8. Procédé selon la revendication 7, dans lequel l'étape de détermination des signaux
d'excitation comprend l'exécution d'une ou plusieurs consultations de dictionnaires
de codes, et dans lequel l'étape de génération des signaux d'indication d'excitation
extrapolés comprend l'exécution d'une ou plusieurs recherches de dictionnaires de
codes.
9. Procédé selon la revendication 6 ou 8, dans lequel le signal codé est conforme au
standard G. 728 LD-CELP.
10. Préprocesseur décodeur (16) pour rehausser la performance d'un système de codage et
décodage, le système comportant un décodeur (18) qui effectue un processus de décodage
en réponse à un signal codé, le signal codé comprenant une pluralité de trames, au
moins une des trames du signal codé ayant subi un effacement de trame, le préprocesseur
décodeur (16) étant distinct du décodeur (18) et comprenant :
un moyen pour reconnaître (22) qu'une trame donnée des trames du signal codé a subi
un effacement de trame ; et
un moyen pour modifier (28) le signal codé pour la trame donnée, basé sur le processus
de décodage, dans lequel la trame donnée comprend un signal de gain codé représentant
un facteur de gain, et dans lequel le moyen pour modifier le signal codé comprend
un moyen pour remplacer le signal de gain codé par un signal de gain codé différent,
le signal de gain codé différent représentant un facteur de gain ayant une valeur
absolue plus petite que le facteur de gain représenté par le signal de gain codé remplacé.
11. Préprocesseur décodeur (16) pour rehausser la performance d'un système de codage et
décodage, le système comportant un décodeur (18) qui effectue un' processus de décodage
en réponse à un signal codé, le signal codé comprenant une pluralité de trames, au
moins une des trames du signal codé ayant subi un effacement de trame, le préprocesseur
décodeur (16) étant distinct du décodeur (18) et comprenant :
un moyen pour reconnaître (32) qu'une trame donnée des trames du signal codé a subi
un effacement de trame ; et
un moyen pour modifier (44) le signal codé pour la trame donnée, basé sur le processus
de décodage, dans lequel chaque trame comprend un ou plusieurs signaux d'indication
d'excitation, chacun des signaux d'indication d'excitation représentant un signal
d'excitation, et dans lequel le moyen pour modifier le signal codé comprend :
un moyen pour déterminer les signaux d'excitation représentés par les signaux d'indication
d'excitation d'une ou plusieurs trames avant la trame donnée ;
un moyen pour générer (40) un ou plusieurs signaux d'excitation extrapolés pour la
trame donnée, basé sur les signaux d'excitation déterminés ;
un moyen pour générer (42) un ou plusieurs signaux d'indication d'excitation extrapolés
basé sur les un ou plusieurs signaux d'excitation extrapolés ; et
un moyen pour remplacer (44) les un ou plusieurs signaux d'indication d'excitation
de la trame donnée par les un ou plusieurs signaux d'indication d'excitation extrapolés.

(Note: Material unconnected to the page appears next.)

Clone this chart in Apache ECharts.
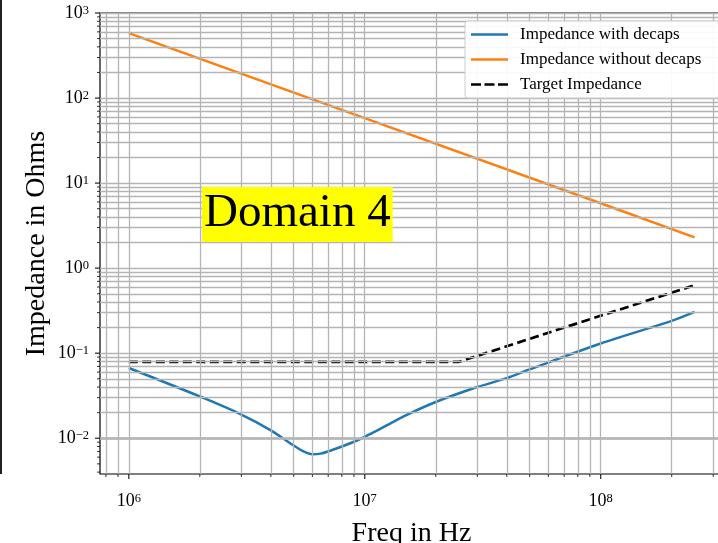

12. Préprocesseur décodeur selon la revendication 10 ou 11, dans lequel le moyen pour
reconnaître que la trame donnée a subi un effacement de trame comprend un moyen pour
détecter l'occurrence de l'effacement de trame.
13. Préprocesseur décodeur selon la revendication 10 ou 11, dans lequel le signal codé
comprend un signal de parole codé.
14. Préprocesseur décodeur selon la revendication 10, dans lequel le signal de gain codé
comprend un index de dictionnaire de codes.
15. Préprocesseur décodeur selon la revendication 11, dans lequel les signaux d'indication
d'excitation et les signaux d'indication d'excitation extrapolés comprennent des index
de dictionnaires de codes.
16. Préprocesseur décodeur selon la revendication 15, dans lequel le moyen pour déterminer
les signaux d'excitation comprend un moyen pour exécuter une ou plusieurs consultations
de dictionnaires de codes, et dans lequel le moyen pour générer les signaux d'indication
d'excitation extrapolés comprend un moyen pour exécuter une ou plusieurs recherches
de dictionnaires de codes.
17. Préprocesseur décodeur selon la revendication 14 ou 16, dans lequel le signal codé
est conforme au standard G.728 LD-CELP.